In one example from the FinCEN website, BSA information was instrumental in identifying various accounts, wires, deposits, and patterns of activity associated with uncovering an unlicensed money-transmitting business that violated Office of Foreign Asset Control sanctions in regard to a designated country. The individual involved was convicted of operating a hawala value-transfer system from the U.S. to a sanctioned country.
Broad federal anti-ISIL strategies
Shasky Calvery, while not providing further details about such activity, outlined the Treasury’s overall strategy to degrade the ability of ISIL and other terrorist groups, such as al Qaida, to conduct international financial transactions.
First, she said, the government wants to disrupt ISIL’s revenue streams.
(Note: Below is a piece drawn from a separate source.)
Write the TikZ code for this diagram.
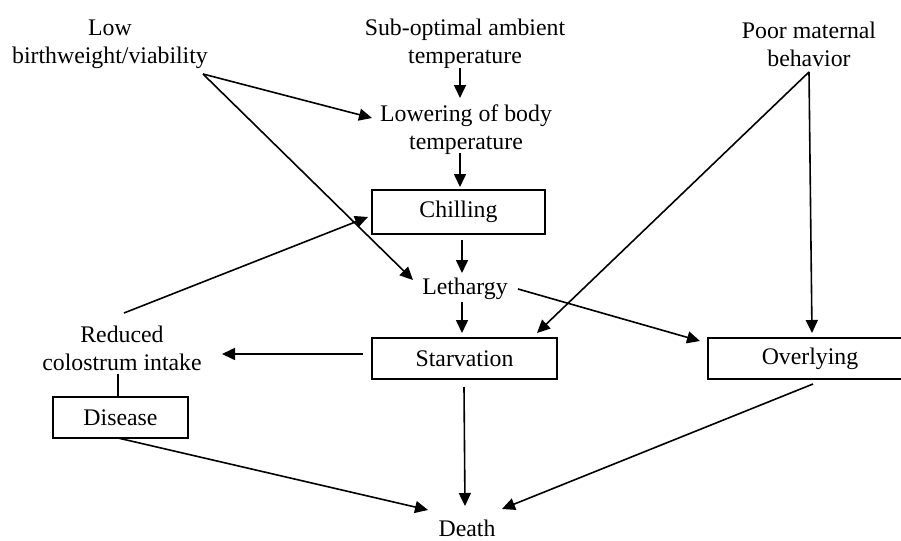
\documentclass[tikz,border=0pt]{standalone}
\usepackage{fontspec}
\setmainfont{Liberation Serif}
\usetikzlibrary{arrows.meta}
\begin{document}
\begin{tikzpicture}[x=0.5pt,y=-0.5pt,
  txt/.style={align=center,inner sep=0pt,font=\fontsize{11.9}{14}\selectfont},
  boxnode/.style={draw,line width=0.75pt,inner sep=0pt,font=\fontsize{11.9}{14}\selectfont},
  arr/.style={line width=0.8pt,-{Triangle[length=6.5pt,width=6pt]}},
  ln/.style={line width=0.8pt}]
\useasboundingbox (0,0) rectangle (901,541);
\node[txt] (low) at (110,44) {Low\\birthweight/viability};
\node[txt] (sub) at (465,44) {Sub-optimal ambient\\temperature};
\node[txt] (poor) at (809,44) {Poor maternal\\behavior};
\node[txt] (lower) at (466,130) {Lowering of body\\temperature};
\node[boxnode,minimum width=86.5pt,minimum height=22pt] (chill) at (458.5,212) {\raisebox{-2pt}{Chilling}};
\node[txt] (leth) at (465,289) {Lethargy};
\node[txt] (red) at (122,348) {Reduced\\colostrum intake};
\node[boxnode,minimum width=92.5pt,minimum height=20.5pt] (starv) at (464.5,358.5) {\raisebox{-1pt}{Starvation}};
\node[boxnode,minimum width=102pt,minimum height=20.5pt] (over) at (810,358.5) {\raisebox{-2pt}{Overlying}};
\node[boxnode,minimum width=67.5pt,minimum height=20.5pt] (dis) at (120.5,417.5) {\raisebox{-2pt}{Disease}};
\node[txt] (death) at (467,528) {Death};
% vertical chain
\draw[arr] ([shift={(-5,24)}]sub.center) -- ([shift={(-6,-32)}]lower.center);
\draw[arr] ([shift={(-6,23)}]lower.center) -- ([shift={(1.5,-25)}]chill.center);
\draw[arr] ([shift={(3.5,28)}]chill.center) -- ([shift={(-3,-16)}]leth.center);
\draw[arr] ([shift={(-3,13)}]leth.center) -- ([shift={(-2.5,-25.5)}]starv.center);
% low birthweight
\draw[arr] ([shift={(93,30)}]low.center) -- ([shift={(-94,-12)}]lower.center);
\draw[arr] ([shift={(93,30)}]low.center) -- ([shift={(-52,-9)}]leth.center);
% poor maternal
\draw[arr] ([shift={(0,28)}]poor.center) -- ([shift={(72.5,-25.5)}]starv.center);
\draw[arr] ([shift={(0,28)}]poor.center) -- ([shift={(2,-25.5)}]over.center);
% lethargy to overlying
\draw[arr] ([shift={(53,0)}]leth.center) -- ([shift={(-110,-17.5)}]over.center);
% reduced colostrum
\draw[arr] ([shift={(2,-35)}]red.center) -- ([shift={(-90.5,5)}]chill.center);
\draw[arr] ([shift={(-101.5,-4.5)}]starv.center) -- ([shift={(100,6)}]red.center);
\draw[ln] ([shift={(-4,26)}]red.center) -- ([shift={(-2.5,-20.5)}]dis.center);
% to death
\draw[arr] ([shift={(-2.5,20.5)}]dis.center) -- ([shift={(-39,-18)}]death.center);
\draw[arr] ([shift={(-0.5,28.5)}]starv.center) -- ([shift={(-2,-22)}]death.center);
\draw[arr] ([shift={(3,25.5)}]over.center) -- ([shift={(35,-19)}]death.center);
\end{tikzpicture}
\end{document}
Second, it seeks to limit what ISIL can do with the funds it collects by restricting access to the international financial system. Finally, it imposes sanctions on ISIL’s leadership and financial facilitators to disrupt their ability to operate.
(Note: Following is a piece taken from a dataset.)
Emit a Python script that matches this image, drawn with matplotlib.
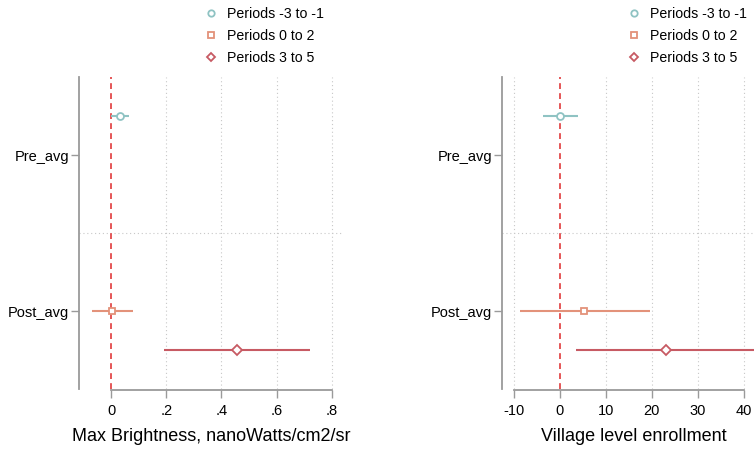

“Since ISIL became a prominent international threat, financial institutions have greatly assisted our efforts by reviewing their records for possible terror finance-related activity and focusing their reporting,” said the FinCEN director. “There is great illicit finance expertise throughout industry that is being brought to bear on this issue and it is revealed in the quality of the reporting. FinCEN and our partners have found that this data is vitally important as we identify specific actors and networks or financial institutions that may facilitate terrorist activities.”
On one side note, Shasky Calvery did have a request for financial institution reporters: “Our analysts asked me to request the inclusion of IP addresses in your reporting, whenever possible. We still see them in only a small percentage of the reporting, but find the information extremely actionable.”